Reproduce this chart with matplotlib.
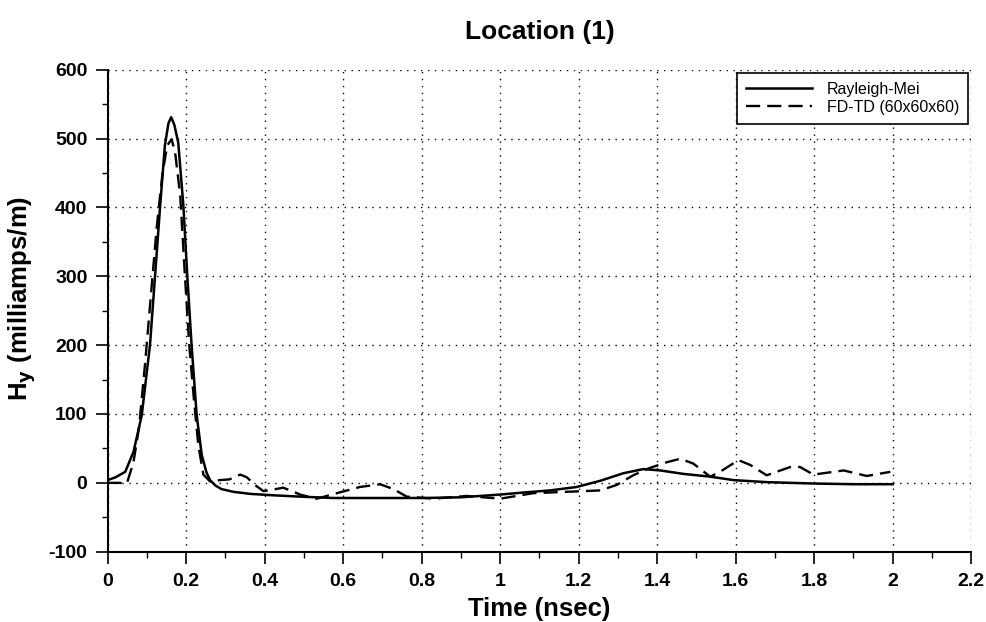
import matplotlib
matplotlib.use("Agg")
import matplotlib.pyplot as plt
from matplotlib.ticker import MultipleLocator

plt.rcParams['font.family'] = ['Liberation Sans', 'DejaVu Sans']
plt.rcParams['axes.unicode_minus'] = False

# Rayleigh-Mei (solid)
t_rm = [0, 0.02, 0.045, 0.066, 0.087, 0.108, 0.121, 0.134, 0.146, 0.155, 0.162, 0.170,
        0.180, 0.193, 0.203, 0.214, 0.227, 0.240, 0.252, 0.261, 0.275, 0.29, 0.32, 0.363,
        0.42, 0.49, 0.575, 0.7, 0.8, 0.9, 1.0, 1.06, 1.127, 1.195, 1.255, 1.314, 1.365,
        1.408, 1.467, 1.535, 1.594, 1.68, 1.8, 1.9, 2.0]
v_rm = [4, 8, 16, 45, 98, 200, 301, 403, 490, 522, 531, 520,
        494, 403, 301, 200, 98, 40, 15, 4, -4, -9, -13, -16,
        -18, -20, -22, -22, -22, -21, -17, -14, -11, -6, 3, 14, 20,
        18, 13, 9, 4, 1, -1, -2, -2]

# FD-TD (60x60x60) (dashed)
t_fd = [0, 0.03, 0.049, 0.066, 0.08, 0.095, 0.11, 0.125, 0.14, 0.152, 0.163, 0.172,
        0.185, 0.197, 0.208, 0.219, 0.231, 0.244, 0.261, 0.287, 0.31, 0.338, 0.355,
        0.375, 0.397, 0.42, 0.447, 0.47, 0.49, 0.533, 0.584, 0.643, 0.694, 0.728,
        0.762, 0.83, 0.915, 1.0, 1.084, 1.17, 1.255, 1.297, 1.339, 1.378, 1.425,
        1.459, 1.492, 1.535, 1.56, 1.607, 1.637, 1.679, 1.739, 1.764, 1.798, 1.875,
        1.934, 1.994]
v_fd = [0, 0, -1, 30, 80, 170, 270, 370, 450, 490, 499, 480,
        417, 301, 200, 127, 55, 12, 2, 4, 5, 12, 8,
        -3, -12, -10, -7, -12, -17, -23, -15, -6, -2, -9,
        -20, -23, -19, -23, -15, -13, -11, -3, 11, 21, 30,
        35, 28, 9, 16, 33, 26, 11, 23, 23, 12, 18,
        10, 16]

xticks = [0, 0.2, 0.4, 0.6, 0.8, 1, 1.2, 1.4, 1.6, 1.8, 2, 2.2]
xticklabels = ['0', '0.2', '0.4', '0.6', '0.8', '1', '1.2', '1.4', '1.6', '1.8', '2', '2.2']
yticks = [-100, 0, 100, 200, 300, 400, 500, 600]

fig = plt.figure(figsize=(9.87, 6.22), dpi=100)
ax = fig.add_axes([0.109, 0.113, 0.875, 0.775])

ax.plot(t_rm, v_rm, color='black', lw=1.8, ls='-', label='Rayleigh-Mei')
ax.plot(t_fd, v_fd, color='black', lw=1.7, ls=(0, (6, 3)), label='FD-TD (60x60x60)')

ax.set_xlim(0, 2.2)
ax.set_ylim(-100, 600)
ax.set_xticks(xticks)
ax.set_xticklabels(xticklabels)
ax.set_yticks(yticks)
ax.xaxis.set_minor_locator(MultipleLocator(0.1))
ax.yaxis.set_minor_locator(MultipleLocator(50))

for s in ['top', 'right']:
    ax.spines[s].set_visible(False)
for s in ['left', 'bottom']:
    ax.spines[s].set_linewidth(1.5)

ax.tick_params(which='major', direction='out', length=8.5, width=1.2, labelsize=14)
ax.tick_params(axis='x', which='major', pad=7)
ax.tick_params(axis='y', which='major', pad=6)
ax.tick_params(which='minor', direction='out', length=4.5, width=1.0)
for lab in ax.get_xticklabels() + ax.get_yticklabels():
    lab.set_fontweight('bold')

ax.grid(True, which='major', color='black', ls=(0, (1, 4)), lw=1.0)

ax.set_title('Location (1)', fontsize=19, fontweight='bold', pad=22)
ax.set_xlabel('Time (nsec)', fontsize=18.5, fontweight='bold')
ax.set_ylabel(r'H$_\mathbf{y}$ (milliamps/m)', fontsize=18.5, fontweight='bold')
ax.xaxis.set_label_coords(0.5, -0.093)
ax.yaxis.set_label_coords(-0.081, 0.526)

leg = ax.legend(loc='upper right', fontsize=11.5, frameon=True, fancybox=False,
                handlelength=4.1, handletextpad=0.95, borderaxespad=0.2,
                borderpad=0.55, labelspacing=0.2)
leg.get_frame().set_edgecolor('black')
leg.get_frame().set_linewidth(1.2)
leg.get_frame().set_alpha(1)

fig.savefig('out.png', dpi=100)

» Task to complete:
Replicate the material above verbatim; images stay out of the copy.

» Answer to the task:
Reproduce this chart with matplotlib.
import matplotlib
matplotlib.use("Agg")
import matplotlib.pyplot as plt
from matplotlib.ticker import MultipleLocator

plt.rcParams['font.family'] = ['Liberation Sans', 'DejaVu Sans']
plt.rcParams['axes.unicode_minus'] = False

# Rayleigh-Mei (solid)
t_rm = [0, 0.02, 0.045, 0.066, 0.087, 0.108, 0.121, 0.134, 0.146, 0.155, 0.162, 0.170,
        0.180, 0.193, 0.203, 0.214, 0.227, 0.240, 0.252, 0.261, 0.275, 0.29, 0.32, 0.363,
        0.42, 0.49, 0.575, 0.7, 0.8, 0.9, 1.0, 1.06, 1.127, 1.195, 1.255, 1.314, 1.365,
        1.408, 1.467, 1.535, 1.594, 1.68, 1.8, 1.9, 2.0]
v_rm = [4, 8, 16, 45, 98, 200, 301, 403, 490, 522, 531, 520,
        494, 403, 301, 200, 98, 40, 15, 4, -4, -9, -13, -16,
        -18, -20, -22, -22, -22, -21, -17, -14, -11, -6, 3, 14, 20,
        18, 13, 9, 4, 1, -1, -2, -2]

# FD-TD (60x60x60) (dashed)
t_fd = [0, 0.03, 0.049, 0.066, 0.08, 0.095, 0.11, 0.125, 0.14, 0.152, 0.163, 0.172,
        0.185, 0.197, 0.208, 0.219, 0.231, 0.244, 0.261, 0.287, 0.31, 0.338, 0.355,
        0.375, 0.397, 0.42, 0.447, 0.47, 0.49, 0.533, 0.584, 0.643, 0.694, 0.728,
        0.762, 0.83, 0.915, 1.0, 1.084, 1.17, 1.255, 1.297, 1.339, 1.378, 1.425,
        1.459, 1.492, 1.535, 1.56, 1.607, 1.637, 1.679, 1.739, 1.764, 1.798, 1.875,
        1.934, 1.994]
v_fd = [0, 0, -1, 30, 80, 170, 270, 370, 450, 490, 499, 480,
        417, 301, 200, 127, 55, 12, 2, 4, 5, 12, 8,
        -3, -12, -10, -7, -12, -17, -23, -15, -6, -2, -9,
        -20, -23, -19, -23, -15, -13, -11, -3, 11, 21, 30,
        35, 28, 9, 16, 33, 26, 11, 23, 23, 12, 18,
        10, 16]

xticks = [0, 0.2, 0.4, 0.6, 0.8, 1, 1.2, 1.4, 1.6, 1.8, 2, 2.2]
xticklabels = ['0', '0.2', '0.4', '0.6', '0.8', '1', '1.2', '1.4', '1.6', '1.8', '2', '2.2']
yticks = [-100, 0, 100, 200, 300, 400, 500, 600]

fig = plt.figure(figsize=(9.87, 6.22), dpi=100)
ax = fig.add_axes([0.109, 0.113, 0.875, 0.775])

ax.plot(t_rm, v_rm, color='black', lw=1.8, ls='-', label='Rayleigh-Mei')
ax.plot(t_fd, v_fd, color='black', lw=1.7, ls=(0, (6, 3)), label='FD-TD (60x60x60)')

ax.set_xlim(0, 2.2)
ax.set_ylim(-100, 600)
ax.set_xticks(xticks)
ax.set_xticklabels(xticklabels)
ax.set_yticks(yticks)
ax.xaxis.set_minor_locator(MultipleLocator(0.1))
ax.yaxis.set_minor_locator(MultipleLocator(50))

for s in ['top', 'right']:
    ax.spines[s].set_visible(False)
for s in ['left', 'bottom']:
    ax.spines[s].set_linewidth(1.5)

ax.tick_params(which='major', direction='out', length=8.5, width=1.2, labelsize=14)
ax.tick_params(axis='x', which='major', pad=7)
ax.tick_params(axis='y', which='major', pad=6)
ax.tick_params(which='minor', direction='out', length=4.5, width=1.0)
for lab in ax.get_xticklabels() + ax.get_yticklabels():
    lab.set_fontweight('bold')

ax.grid(True, which='major', color='black', ls=(0, (1, 4)), lw=1.0)

ax.set_title('Location (1)', fontsize=19, fontweight='bold', pad=22)
ax.set_xlabel('Time (nsec)', fontsize=18.5, fontweight='bold')
ax.set_ylabel(r'H$_\mathbf{y}$ (milliamps/m)', fontsize=18.5, fontweight='bold')
ax.xaxis.set_label_coords(0.5, -0.093)
ax.yaxis.set_label_coords(-0.081, 0.526)

leg = ax.legend(loc='upper right', fontsize=11.5, frameon=True, fancybox=False,
                handlelength=4.1, handletextpad=0.95, borderaxespad=0.2,
                borderpad=0.55, labelspacing=0.2)
leg.get_frame().set_edgecolor('black')
leg.get_frame().set_linewidth(1.2)
leg.get_frame().set_alpha(1)

fig.savefig('out.png', dpi=100)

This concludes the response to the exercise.